Bottle Share Nights: How To Build Your Collection
My bottle share nights series ends with the last one I went to. It was interesting to go to one not conducted by a whiskey club member. This one was a private one among friends and friends of friends in the entertainment industry. This one usually takes place after Comic Con in San Diego but there was such an intense interest to have one sooner, the host agreed.
I thought it was great to leave out tips on how to drink single malt Scotch (as the theme of the night) and how the table was organized by region. It felt more inclusive though I did see most of the women still stood around on the fringes of the whisky.
This particular host is not involved in the enthusiast community and therefore doesn’t go to whiskey club events. The collection was comprised of bottles people have brought through the years. Yes, that’s right, the host expected you to leave your bottle.
Generally I advise against bringing entry level bottles to bottle shares but now I understood why I saw so many 8, 10 and 12 year old bottles. The single malts were grouped together while the “other” bottles which included other whiskies and spirits sat on the kitchen counter.

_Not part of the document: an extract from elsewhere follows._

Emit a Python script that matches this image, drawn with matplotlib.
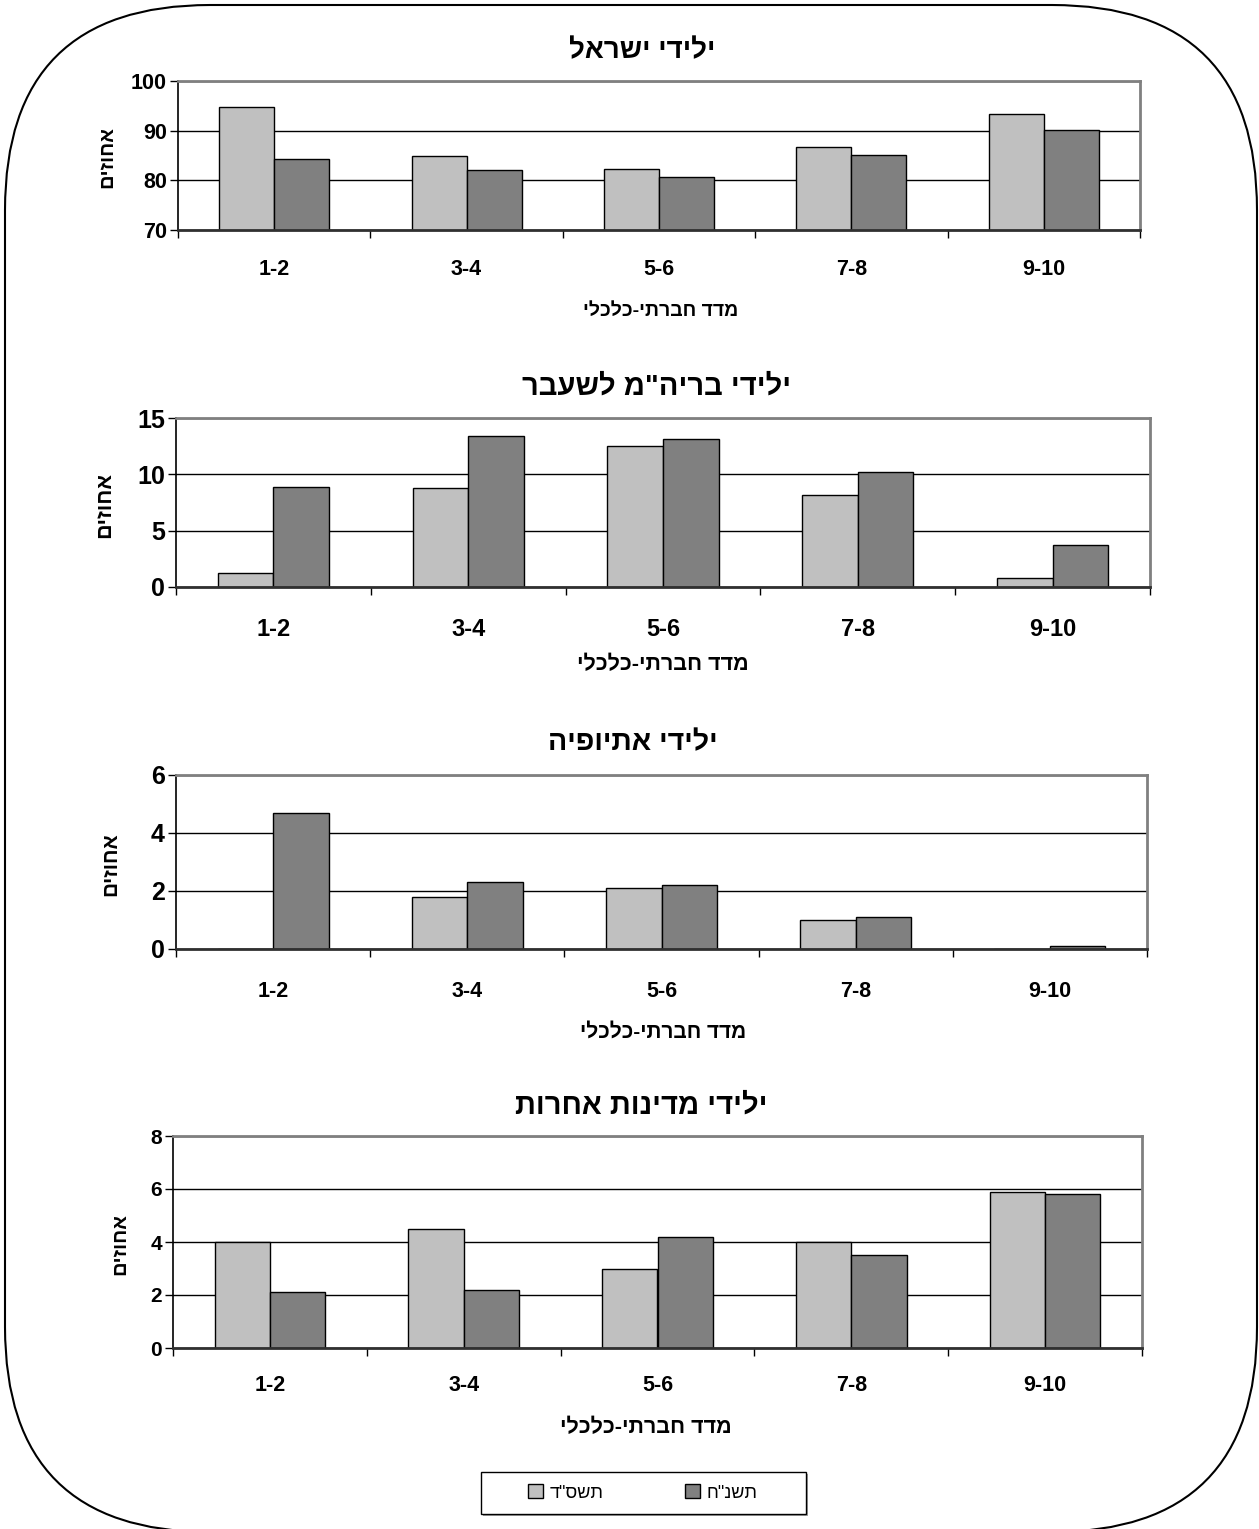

I wasn’t having much luck finding unicorns (well, unicorns to me) but I did have some nice drams including this Glenlivet Nadurra.
I managed to find a little left in this limited release Ledaig/ Tobermory. Yes, kill bottle!

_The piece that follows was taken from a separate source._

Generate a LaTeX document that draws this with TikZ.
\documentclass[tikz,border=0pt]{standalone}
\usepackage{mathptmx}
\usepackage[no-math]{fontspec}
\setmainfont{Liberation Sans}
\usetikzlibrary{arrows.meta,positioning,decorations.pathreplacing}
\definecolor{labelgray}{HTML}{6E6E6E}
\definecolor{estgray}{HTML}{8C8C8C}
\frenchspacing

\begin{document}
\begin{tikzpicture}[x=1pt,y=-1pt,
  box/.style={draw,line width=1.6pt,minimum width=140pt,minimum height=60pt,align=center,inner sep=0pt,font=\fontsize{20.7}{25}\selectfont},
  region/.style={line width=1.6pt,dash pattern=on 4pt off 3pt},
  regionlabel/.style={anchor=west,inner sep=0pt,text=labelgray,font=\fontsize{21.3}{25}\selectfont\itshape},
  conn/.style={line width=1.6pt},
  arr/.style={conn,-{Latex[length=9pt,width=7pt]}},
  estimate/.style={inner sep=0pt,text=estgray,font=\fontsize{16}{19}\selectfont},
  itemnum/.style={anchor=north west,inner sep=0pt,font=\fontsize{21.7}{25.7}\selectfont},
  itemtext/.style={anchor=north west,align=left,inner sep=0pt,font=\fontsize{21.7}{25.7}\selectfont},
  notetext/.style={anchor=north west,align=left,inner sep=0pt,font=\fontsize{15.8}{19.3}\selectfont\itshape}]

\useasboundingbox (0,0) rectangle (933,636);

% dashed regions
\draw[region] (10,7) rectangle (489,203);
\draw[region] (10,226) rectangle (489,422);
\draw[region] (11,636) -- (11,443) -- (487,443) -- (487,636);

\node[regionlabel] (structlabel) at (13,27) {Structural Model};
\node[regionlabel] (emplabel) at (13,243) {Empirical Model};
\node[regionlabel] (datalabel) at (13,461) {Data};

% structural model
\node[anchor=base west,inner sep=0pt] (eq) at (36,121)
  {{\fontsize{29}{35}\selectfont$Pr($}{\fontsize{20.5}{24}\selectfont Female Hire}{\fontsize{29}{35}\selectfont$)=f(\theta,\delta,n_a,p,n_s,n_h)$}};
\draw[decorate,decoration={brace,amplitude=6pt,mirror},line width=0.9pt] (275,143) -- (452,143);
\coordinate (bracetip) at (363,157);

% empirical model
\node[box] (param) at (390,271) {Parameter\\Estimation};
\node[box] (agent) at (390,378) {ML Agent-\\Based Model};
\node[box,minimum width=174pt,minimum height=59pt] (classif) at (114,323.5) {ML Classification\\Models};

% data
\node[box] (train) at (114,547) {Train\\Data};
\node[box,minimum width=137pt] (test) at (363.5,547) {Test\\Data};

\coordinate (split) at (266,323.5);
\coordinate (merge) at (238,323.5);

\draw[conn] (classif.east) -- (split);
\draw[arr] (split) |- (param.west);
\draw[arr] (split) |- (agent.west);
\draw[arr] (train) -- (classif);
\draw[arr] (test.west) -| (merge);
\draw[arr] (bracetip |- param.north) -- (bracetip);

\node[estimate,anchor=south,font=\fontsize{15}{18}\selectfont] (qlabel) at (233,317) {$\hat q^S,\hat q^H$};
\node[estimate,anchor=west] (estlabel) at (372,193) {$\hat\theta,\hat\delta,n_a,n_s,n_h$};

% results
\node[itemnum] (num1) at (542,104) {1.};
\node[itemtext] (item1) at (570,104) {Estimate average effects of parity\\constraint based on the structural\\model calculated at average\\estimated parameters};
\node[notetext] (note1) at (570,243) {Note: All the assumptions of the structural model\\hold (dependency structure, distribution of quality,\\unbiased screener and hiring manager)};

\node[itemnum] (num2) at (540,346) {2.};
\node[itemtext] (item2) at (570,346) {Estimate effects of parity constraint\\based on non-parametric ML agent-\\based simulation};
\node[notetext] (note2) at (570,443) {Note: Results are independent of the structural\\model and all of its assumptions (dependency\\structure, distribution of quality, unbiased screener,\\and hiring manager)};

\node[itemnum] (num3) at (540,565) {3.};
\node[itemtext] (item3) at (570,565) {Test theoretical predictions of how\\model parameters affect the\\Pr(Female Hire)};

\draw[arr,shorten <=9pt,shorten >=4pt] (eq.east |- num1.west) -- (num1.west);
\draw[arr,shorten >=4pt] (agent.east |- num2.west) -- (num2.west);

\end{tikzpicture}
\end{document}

I always like seeing private bottlings. This Bowmore was bottled for California shop, K&L.
There were also enough Glenmorangie where I could create a good flight.
Of course I haven’t tried every single producer in Scotland so this was the first time I tried any Tomatins. I started with the basic ones and then moved up to this Tomatin Dualchas.

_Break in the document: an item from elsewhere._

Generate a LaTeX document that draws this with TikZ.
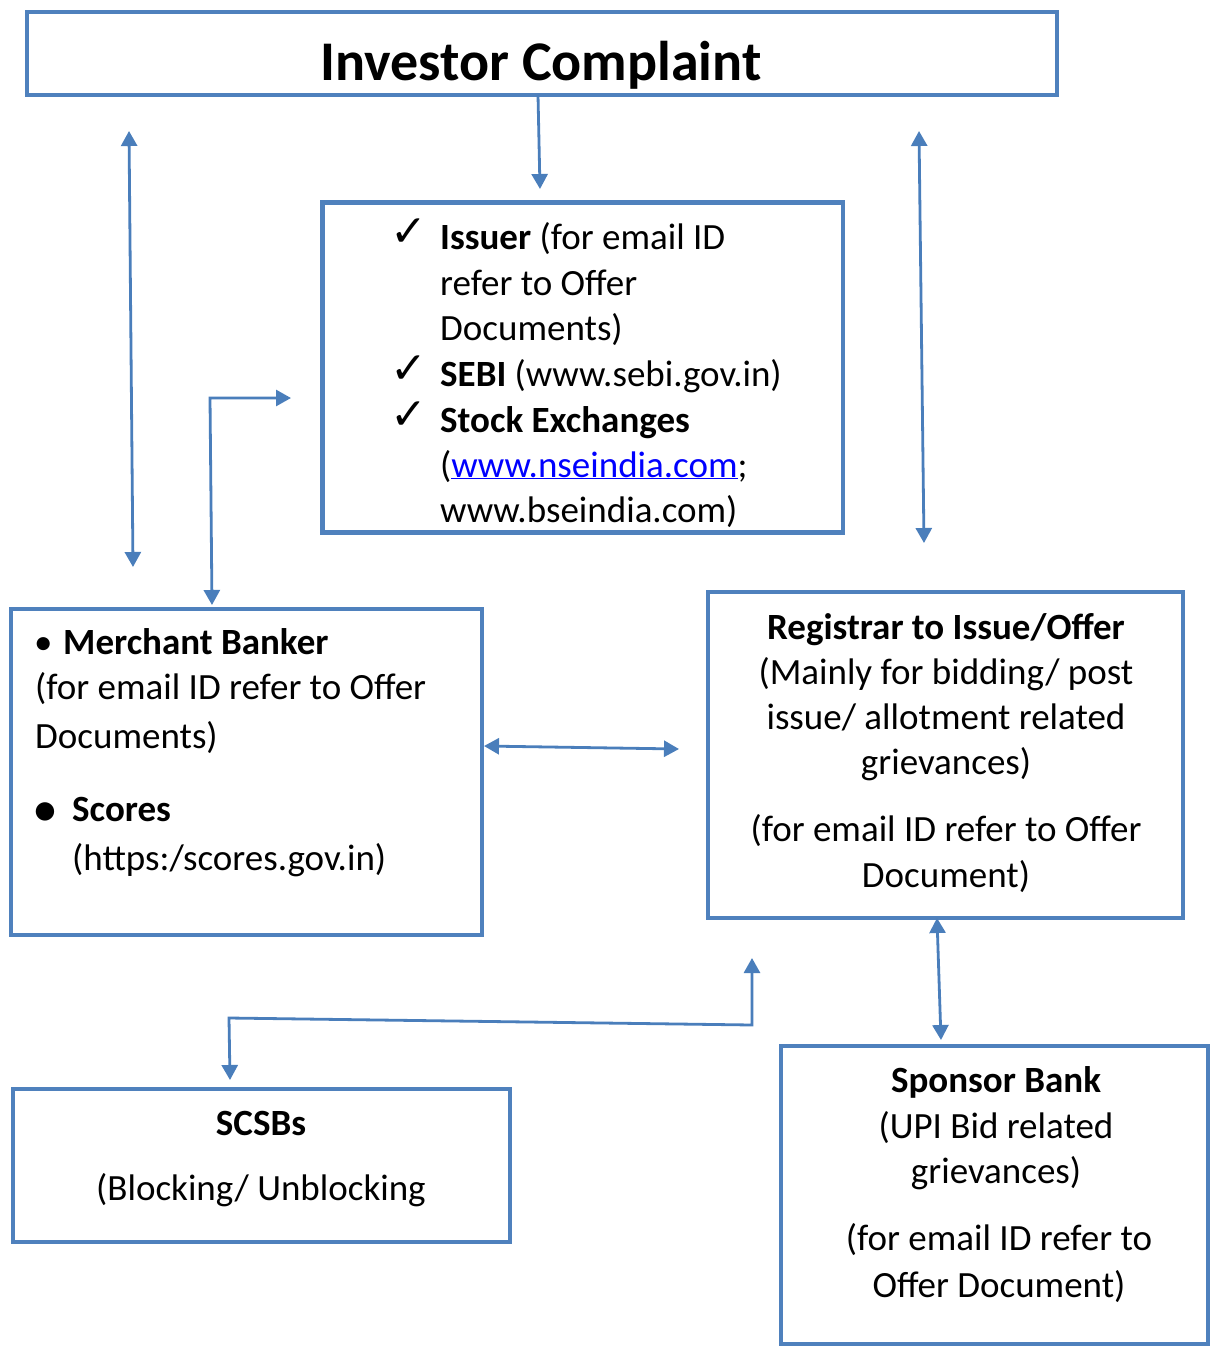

As it turned out, the best find of the night was not on the single malts table but this Exclusive Malts bottling of a 2002 Irish Whiskey.
Let’s recap the tips on bottle shares from my introduction post:
The host may provide glasses for tasting but feel free to bring your own glassware (the glass of choice tends to be a Glencairn). Bring multiple glasses so you can create your own flights. I have also seen people bring their own water (to rinse the glass and/or to drink). Also, throwing in a bag of little plastic taster cups isn’t a bad idea if you don’t want to carry glass around. I actually use those tiny red party cups (at less serious parties) and everyone loves that novelty.
Bring a bottle of two to share a drink. Don’t worry if no one tries your bottle(s). There is a lot of booze. If the theme is whisk(e)y, stick to the theme but it’s okay to bring something really special you want to share as well. (Edit- make sure you know what kind of party you’re going to… you might not want to leave your bottle!)
You may know the host well enough to know their collection so try not to bring anything they might have. This is like going to a restaurant and paying a corkage fee on a wine you brought when the restaurant has it in stock. (in this case, it didn’t apply but the host did end up with multiple bottles of the same entry level scotches)
If you’re at a bottle share with serious whisky drinkers and collectors, it’s best to ask if you could take home a sample. Don’t bring sample bottles expecting to fill them up. This is bad form– like bringing tupperware to a party and taking home all the deviled eggs..
I’d also like to add expecting folks to leave bottles at your party is not an acceptable way to build your whisky collection. I would suggest going to tastings either via bars, whiskey clubs or store events and figure out what you really like. Otherwise you might end up with a lot of random bottles of crap because no one wanted to leave you with really great bottles.